Essays on Macroeconomics and International Finance
In Chapter 1, I develop a New Keynesian model with inventories and convex costs of labor adjustment. For each of the three empirically observed responses to monetary policy shocks: (1) the slow adjustment of inventories compared to changes in sales; (2) the delayed and gradual response of inflation; and (3) the transitory movement in the aggregate price level in the same direction as the interest rate, also known as the "price puzzle," my model has important implications. First, adjustment costs counteract the financing-cost effect of interest rate changes on inventory holdings, but are still inadequate for the calibrated model to generate countercyclical inventory-to-sales ratios. I find that this financing-cost effect needs to be reduced by 80 percent for the model to predict inventory behavior correctly. Second, firm-specific adjustment costs in production increase the degree of real rigidity for price adjustment, so the response of inflation in the presence of high aggregate marginal costs is still slow-moving and persistent. Finally, the motive of cost smoothing for holding inventories implies that marginal costs should move in the opposite direction as the interest rate, which casts doubt on the use of the cost channel to explain the "price puzzle."
In Chapter 2, I propose a theory of the information channel between home consumption bias and home equity bias.

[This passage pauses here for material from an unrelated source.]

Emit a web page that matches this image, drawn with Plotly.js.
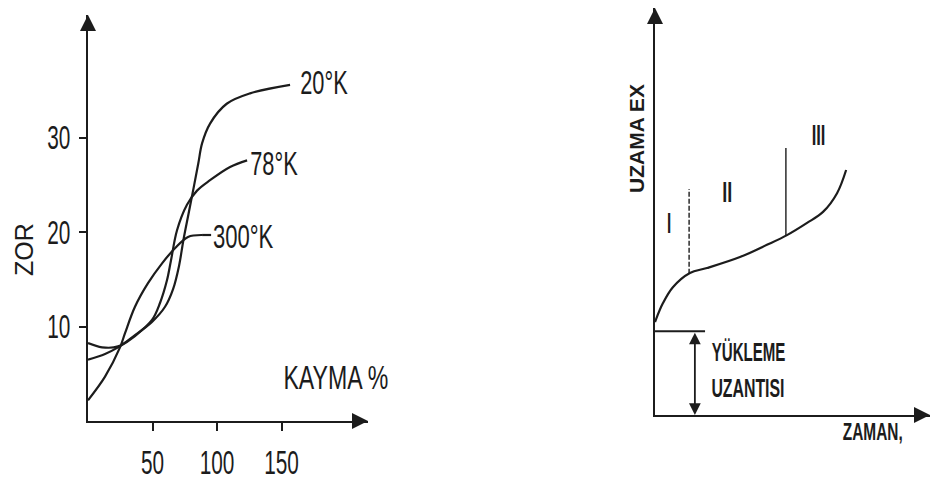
<!DOCTYPE html>
<html><head><meta charset="utf-8">
<script src="https://cdn.plot.ly/plotly-3.0.1.min.js"></script>
<style>html,body{margin:0;padding:0;background:#fff;}</style>
</head><body><div id="chart" style="width:931px;height:484px"></div>
<script>
// ---- Left panel: ZOR vs KAYMA % ----
const kayma20 = [0, 10.9, 23.3, 36.4, 49.6, 59.7, 66, 70.5, 74, 78, 82, 85.5, 88.4, 94.6, 107.5, 125.6, 156.6];
const zor20   = [8.25, 7.8, 7.9, 9.1, 10.5, 12.1, 14.0, 16.4, 19.2, 22.0, 24.8, 27.3, 29.4, 31.5, 33.6, 34.7, 35.6];
const kayma78 = [0, 13.2, 23.3, 36.4, 49.6, 55.8, 61.2, 64.3, 69, 76.7, 84.5, 94.6, 110.1, 123.3];
const zor78   = [6.5, 7.1, 7.8, 9.0, 10.7, 12.5, 14.9, 17.0, 20.2, 22.9, 24.4, 25.5, 26.9, 27.6];
const kayma300 = [0, 13.2, 24.8, 28.7, 36.4, 46.5, 57.4, 67.4, 77.5, 88.4];
const zor300   = [2.2, 4.7, 7.8, 9.3, 12.1, 14.6, 16.7, 18.3, 19.5, 19.7];
const curveLabels = ["20°K", "78°K", "300°K"];
const xTicks = [50, 100, 150];
const yTicks = [10, 20, 30];

// ---- Right panel: creep curve UZAMA vs ZAMAN (arbitrary units) ----
const zaman  = [0, 2.9, 6.5, 12.7, 18.9, 30.9, 40.7, 48.0, 55.3, 61.1, 66.2, 69.5];
const uzama  = [22.85, 27.5, 31.4, 34.9, 36.1, 38.8, 41.8, 44.2, 47.2, 49.9, 54.5, 60.2];
const stageLabels = ["I", "II", "III"];
const stageBounds = [12.4, 47.6];
const loadStrain = 20.6;

const ink = '#1c1c1c';
const sans = '"Liberation Sans", Arial, sans-serif';
const lw = 2.2;

function curve(x, y, xa, ya) {
  return {x: x, y: y, xaxis: xa, yaxis: ya, mode: 'lines', type: 'scatter',
    line: {color: ink, width: lw, shape: 'spline', smoothing: 1}, hoverinfo: 'skip', showlegend: false};
}

const traces = [
  curve(kayma20, zor20, 'x', 'y'),
  curve(kayma78, zor78, 'x', 'y'),
  curve(kayma300, zor300, 'x', 'y'),
  curve(zaman, uzama, 'x2', 'y2'),
];

function yAt(xs, ys, x) {
  for (let i = 1; i < xs.length; i++) {
    if (x <= xs[i]) { const t = (x - xs[i-1]) / (xs[i] - xs[i-1]); return ys[i-1] + t * (ys[i] - ys[i-1]); }
  }
  return ys[ys.length - 1];
}
// stage separators
traces.push({x: [stageBounds[0], stageBounds[0]], y: [yAt(zaman, uzama, stageBounds[0]), 55.5], xaxis: 'x2', yaxis: 'y2',
  mode: 'lines', line: {color: ink, width: 1.4, dash: '5px,2px'}, hoverinfo: 'skip', showlegend: false});
traces.push({x: [stageBounds[1], stageBounds[1]], y: [yAt(zaman, uzama, stageBounds[1]), 65.6], xaxis: 'x2', yaxis: 'y2',
  mode: 'lines', line: {color: ink, width: 1.4}, hoverinfo: 'skip', showlegend: false});
// loading strain level line
traces.push({x: [0, 18.2], y: [loadStrain, loadStrain], xaxis: 'x2', yaxis: 'y2',
  mode: 'lines', line: {color: ink, width: 2}, hoverinfo: 'skip', showlegend: false});
// lead-in line of the 300K label
traces.push({x: [kayma300[kayma300.length-1], kayma300[kayma300.length-1] + 7], y: [zor300[zor300.length-1], zor300[zor300.length-1]],
  xaxis: 'x', yaxis: 'y', mode: 'lines', line: {color: ink, width: lw}, hoverinfo: 'skip', showlegend: false});

const annotations = [];
const squeeze = {}; // text -> horizontal compression (condensed print face)
function label(text, x, y, xref, yref, size, bold, sq, opts) {
  squeeze[text] = sq;
  annotations.push(Object.assign({text: text, x: x, y: y, xref: xref, yref: yref, showarrow: false,
    font: {family: sans, size: size, color: ink, weight: bold ? 'bold' : 'normal'}, xanchor: 'center', yanchor: 'middle'}, opts || {}));
}
// curve labels
label(curveLabels[0], 183.0, 35.9, 'x', 'y', 33, false, 0.66);
label(curveLabels[1], 144.5, 27.3, 'x', 'y', 33, false, 0.66);
label(curveLabels[2], 120.0, 19.5, 'x', 'y', 33, false, 0.67);

const px = (x, y) => [x / 931, (484 - y) / 484];
let p;
p = px(336, 377); label('KAYMA %', p[0], p[1], 'paper', 'paper', 33, false, 0.7);
p = px(24, 250);  label('ZOR', p[0], p[1], 'paper', 'paper', 25, false, 1, {textangle: -90});

// right panel labels
p = px(636, 139); label('UZAMA EX', p[0], p[1], 'paper', 'paper', 21, true, 1.0, {textangle: -90});
p = px(872, 432); label('ZAMAN,', p[0], p[1], 'paper', 'paper', 23, true, 0.67);
p = px(748, 352); label('YÜKLEME', p[0], p[1], 'paper', 'paper', 26, true, 0.58);
p = px(748, 388); label('UZANTISI', p[0], p[1], 'paper', 'paper', 26, true, 0.61);
label(stageLabels[0], 5.1, 47.2, 'x2', 'y2', 30, true, 0.5);
label(stageLabels[1], 26.2, 54.8, 'x2', 'y2', 30, true, 0.6);
label(stageLabels[2], 59.3, 69.0, 'x2', 'y2', 30, true, 0.55);

// axis arrowheads
function arrow(x, y, xref, yref, ax, ay) {
  annotations.push({x: x, y: y, xref: xref, yref: yref, ax: ax, ay: ay, showarrow: true, text: '',
    arrowhead: 2, arrowsize: 1.6, arrowwidth: 2, arrowcolor: ink, standoff: 0, startstandoff: 0});
}
arrow(217, 0, 'x', 'y', -14, 0);
arrow(0, 43, 'x', 'y', 0, 14);
arrow(100, 0, 'x2', 'y2', -14, 0);
arrow(0, 100, 'x2', 'y2', 0, 14);
// loading-strain double arrow
annotations.push({x: 14.5, y: 0, xref: 'x2', yref: 'y2', ax: 14.5, ay: loadStrain, axref: 'x2', ayref: 'y2',
  showarrow: true, text: '', arrowhead: 2, startarrowhead: 2, arrowside: 'end+start', arrowsize: 1.3, startarrowsize: 1.3,
  arrowwidth: 1.8, arrowcolor: ink, standoff: 0, startstandoff: 0});

const axBase = {showgrid: false, zeroline: false, showline: true, linecolor: ink, linewidth: 2, fixedrange: true};

const layout = {
  width: 931, height: 484, margin: {l: 0, r: 0, t: 0, b: 0},
  paper_bgcolor: '#ffffff', plot_bgcolor: 'rgba(0,0,0,0)', showlegend: false,
  xaxis: Object.assign({}, axBase, {domain: [88/931, 368/931], range: [0, 217], anchor: 'y',
    tickmode: 'array', tickvals: xTicks, ticktext: xTicks.map(String), ticks: 'outside', ticklen: 8, tickwidth: 2, tickcolor: ink,
    ticklabelstandoff: 3, tickfont: {family: sans, size: 33, color: ink}}),
  yaxis: Object.assign({}, axBase, {domain: [63/484, 469/484], range: [0, 43], anchor: 'x',
    tickmode: 'array', tickvals: yTicks, ticktext: yTicks.map(String), ticks: 'outside', ticklen: 7, tickwidth: 2, tickcolor: ink,
    ticklabelstandoff: 2, tickfont: {family: sans, size: 33, color: ink}}),
  xaxis2: Object.assign({}, axBase, {domain: [655/931, 930/931], range: [0, 100], anchor: 'y2', showticklabels: false, ticks: ''}),
  yaxis2: Object.assign({}, axBase, {domain: [69/484, 476/484], range: [0, 100], anchor: 'x2', showticklabels: false, ticks: ''}),
  annotations: annotations,
};

Plotly.newPlot('chart', traces, layout, {staticPlot: true, displayModeBar: false}).then(gd => {
  // emulate the condensed print face: squeeze glyphs horizontally, keeping the text anchor
  const condense = (el, f) => {
    if (!(f < 1)) return;
    const w = el.getComputedTextLength();
    if (w > 0) { el.setAttribute('textLength', (w * f).toFixed(2)); el.setAttribute('lengthAdjust', 'spacingAndGlyphs'); }
  };
  gd.querySelectorAll('.xtick text, .ytick text').forEach(t => condense(t, 0.63));
  gd.querySelectorAll('.annotation-text').forEach(t => condense(t, squeeze[t.textContent]));
});
</script>
</body></html>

Consumption-revealed information is acquired spontaneously in an investor's daily life and thus is naturally immobile. For this reason, consumption experience more concentrated in home-produced goods endows domestic residents with information advantage in home equities. This channel also helps to explain many empirical facts such as the 90\% correlation between import shares and foreign equity shares.

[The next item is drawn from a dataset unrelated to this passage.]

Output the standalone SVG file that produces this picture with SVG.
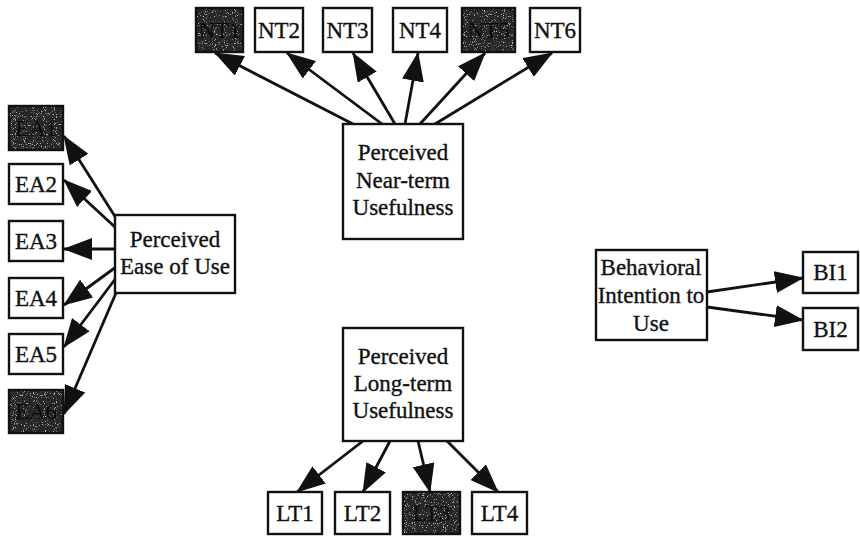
<svg xmlns="http://www.w3.org/2000/svg" width="860" height="537" viewBox="0 0 860 537">
  <defs>
    <style>
      .box { fill: #ffffff; stroke: #111111; stroke-width: 2.4; }
      .dark { fill: #262626; stroke: #111111; stroke-width: 2.4; }
      .grain { fill: #b5b5b5; filter: url(#speckle); }
      .lbl { font-family: "Liberation Serif", "Times New Roman", serif; font-size: 23px; fill: #111111; stroke: #111111; stroke-width: 0.35; text-anchor: middle; }
      .dlbl { font-family: "Liberation Serif", "Times New Roman", serif; font-size: 23px; fill: #0a0a0a; text-anchor: middle; }
      .edge { stroke: #111111; stroke-width: 2.8; fill: none; marker-end: url(#head); }
    </style>
    <marker id="head" markerUnits="userSpaceOnUse" markerWidth="29" markerHeight="22" refX="28" refY="11" orient="auto">
      <path d="M0,0 L29,11 L0,22 z" fill="#111111"/>
    </marker>
    <!-- light speckles scattered over the shaded boxes -->
    <filter id="speckle" x="0" y="0" width="100%" height="100%">
      <feTurbulence type="fractalNoise" baseFrequency="0.9" numOctaves="1" seed="7" result="n"/>
      <feColorMatrix in="n" type="matrix" values="0 0 0 0 0  0 0 0 0 0  0 0 0 0 0  9 0 0 0 -5.3" result="m"/>
      <feComposite in="SourceGraphic" in2="m" operator="in"/>
    </filter>
  </defs>

  <!-- connectors -->
  <g id="connectors">
    <!-- near-term usefulness items -->
    <line class="edge" x1="353" y1="124" x2="215" y2="53"/>
    <line class="edge" x1="382" y1="124" x2="287" y2="53"/>
    <line class="edge" x1="395" y1="124" x2="353" y2="53"/>
    <line class="edge" x1="405" y1="124" x2="418" y2="53"/>
    <line class="edge" x1="420" y1="124" x2="485" y2="53"/>
    <line class="edge" x1="435" y1="124" x2="552" y2="53"/>
    <!-- ease of use items -->
    <line class="edge" x1="116" y1="218" x2="64" y2="136"/>
    <line class="edge" x1="116" y1="228" x2="64" y2="180"/>
    <line class="edge" x1="116" y1="249" x2="64" y2="249"/>
    <line class="edge" x1="116" y1="267" x2="64" y2="305"/>
    <line class="edge" x1="116" y1="278" x2="64" y2="347"/>
    <line class="edge" x1="116" y1="293" x2="64" y2="414"/>
    <!-- long-term usefulness items -->
    <line class="edge" x1="363" y1="441" x2="297" y2="492"/>
    <line class="edge" x1="390" y1="441" x2="363" y2="492"/>
    <line class="edge" x1="418" y1="441" x2="430" y2="492"/>
    <line class="edge" x1="447" y1="441" x2="498" y2="492"/>
    <!-- behavioral intention items -->
    <line class="edge" x1="707" y1="292" x2="803" y2="278"/>
    <line class="edge" x1="707" y1="307" x2="803" y2="320"/>
  </g>

  <!-- constructs -->
  <g id="near-term">
    <rect class="box" x="343" y="124" width="120" height="115"/>
    <text class="lbl" x="403" y="160">Perceived</text>
    <text class="lbl" x="403" y="188">Near-term</text>
    <text class="lbl" x="403" y="215">Usefulness</text>
  </g>
  <g id="ease-of-use">
    <rect class="box" x="115" y="215" width="120" height="78"/>
    <text class="lbl" x="175" y="247">Perceived</text>
    <text class="lbl" x="175" y="274">Ease of Use</text>
  </g>
  <g id="long-term">
    <rect class="box" x="343" y="328" width="120" height="113"/>
    <text class="lbl" x="403" y="364">Perceived</text>
    <text class="lbl" x="403" y="391">Long-term</text>
    <text class="lbl" x="403" y="418">Usefulness</text>
  </g>
  <g id="intention">
    <rect class="box" x="596" y="250" width="111" height="90"/>
    <text class="lbl" x="651" y="275">Behavioral</text>
    <text class="lbl" x="651" y="303">Intention to</text>
    <text class="lbl" x="651" y="331">Use</text>
  </g>

  <!-- near-term items -->
  <g id="NT1">
    <rect class="dark" x="196" y="8" width="47" height="44"/>
    <rect class="grain" x="197" y="9" width="45" height="42"/>
    <text class="dlbl" x="219.5" y="38">NT1</text>
  </g>
  <g id="NT2">
    <rect class="box" x="255" y="8" width="48" height="44"/>
    <text class="lbl" x="279" y="38">NT2</text>
  </g>
  <g id="NT3">
    <rect class="box" x="323" y="8" width="49" height="44"/>
    <text class="lbl" x="347.5" y="38">NT3</text>
  </g>
  <g id="NT4">
    <rect class="box" x="393" y="8" width="54" height="44"/>
    <text class="lbl" x="420" y="38">NT4</text>
  </g>
  <g id="NT5">
    <rect class="dark" x="462" y="8" width="53" height="44"/>
    <rect class="grain" x="463" y="9" width="51" height="42"/>
    <text class="dlbl" x="488.5" y="38">NT5</text>
  </g>
  <g id="NT6">
    <rect class="box" x="530" y="8" width="50" height="44"/>
    <text class="lbl" x="555" y="38">NT6</text>
  </g>

  <!-- ease of use items -->
  <g id="EA1">
    <rect class="dark" x="9" y="106" width="54" height="44"/>
    <rect class="grain" x="10" y="107" width="52" height="42"/>
    <text class="dlbl" x="36" y="136">EA1</text>
  </g>
  <g id="EA2">
    <rect class="box" x="9" y="164" width="54" height="40"/>
    <text class="lbl" x="36" y="192">EA2</text>
  </g>
  <g id="EA3">
    <rect class="box" x="9" y="221" width="54" height="40"/>
    <text class="lbl" x="36" y="249">EA3</text>
  </g>
  <g id="EA4">
    <rect class="box" x="9" y="278" width="54" height="40"/>
    <text class="lbl" x="36" y="306">EA4</text>
  </g>
  <g id="EA5">
    <rect class="box" x="9" y="334" width="54" height="40"/>
    <text class="lbl" x="36" y="362">EA5</text>
  </g>
  <g id="EA6">
    <rect class="dark" x="9" y="390" width="54" height="43"/>
    <rect class="grain" x="10" y="391" width="52" height="41"/>
    <text class="dlbl" x="36" y="419">EA6</text>
  </g>

  <!-- long-term items -->
  <g id="LT1">
    <rect class="box" x="268" y="492" width="54" height="42"/>
    <text class="lbl" x="295" y="521">LT1</text>
  </g>
  <g id="LT2">
    <rect class="box" x="335" y="492" width="55" height="42"/>
    <text class="lbl" x="362.5" y="521">LT2</text>
  </g>
  <g id="LT3">
    <rect class="dark" x="403" y="492" width="57" height="42"/>
    <rect class="grain" x="404" y="493" width="55" height="40"/>
    <text class="dlbl" x="431.5" y="521">LT3</text>
  </g>
  <g id="LT4">
    <rect class="box" x="472" y="492" width="55" height="42"/>
    <text class="lbl" x="499.5" y="521">LT4</text>
  </g>

  <!-- intention items -->
  <g id="BI1">
    <rect class="box" x="803" y="252" width="55" height="41"/>
    <text class="lbl" x="830.5" y="280">BI1</text>
  </g>
  <g id="BI2">
    <rect class="box" x="803" y="308" width="55" height="42"/>
    <text class="lbl" x="830.5" y="337">BI2</text>
  </g>
</svg>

In Chapter 3, I use individual portfolio data from a China's brokerage firm to test the predictions of Chapter 2. I find that the fraction of local stocks in the brokerage portfolio is 143 percent higher than the fraction of local stocks in the market portfolio. One third of this portfolio locality is explained by business exposure of listed firms, measured by their sales per capita in the brokerage city. The result shows that a rise in sales per capita by \$2.75 leads to a 32 percent increase in the portfolio share relative to the mean. To examine whether business exposure helps investors to gain information other than familiarity, several indicators of business exposure in nonlocal areas are included in a regression. The result suggests that if a nonlocal firm's business is concentrated in other areas, local investors tend to shy away from its stock. However, some coefficients are not statistically significant, so we still cannot reach the conclusion that a firm's sales business has significant amount of information content on stock returns.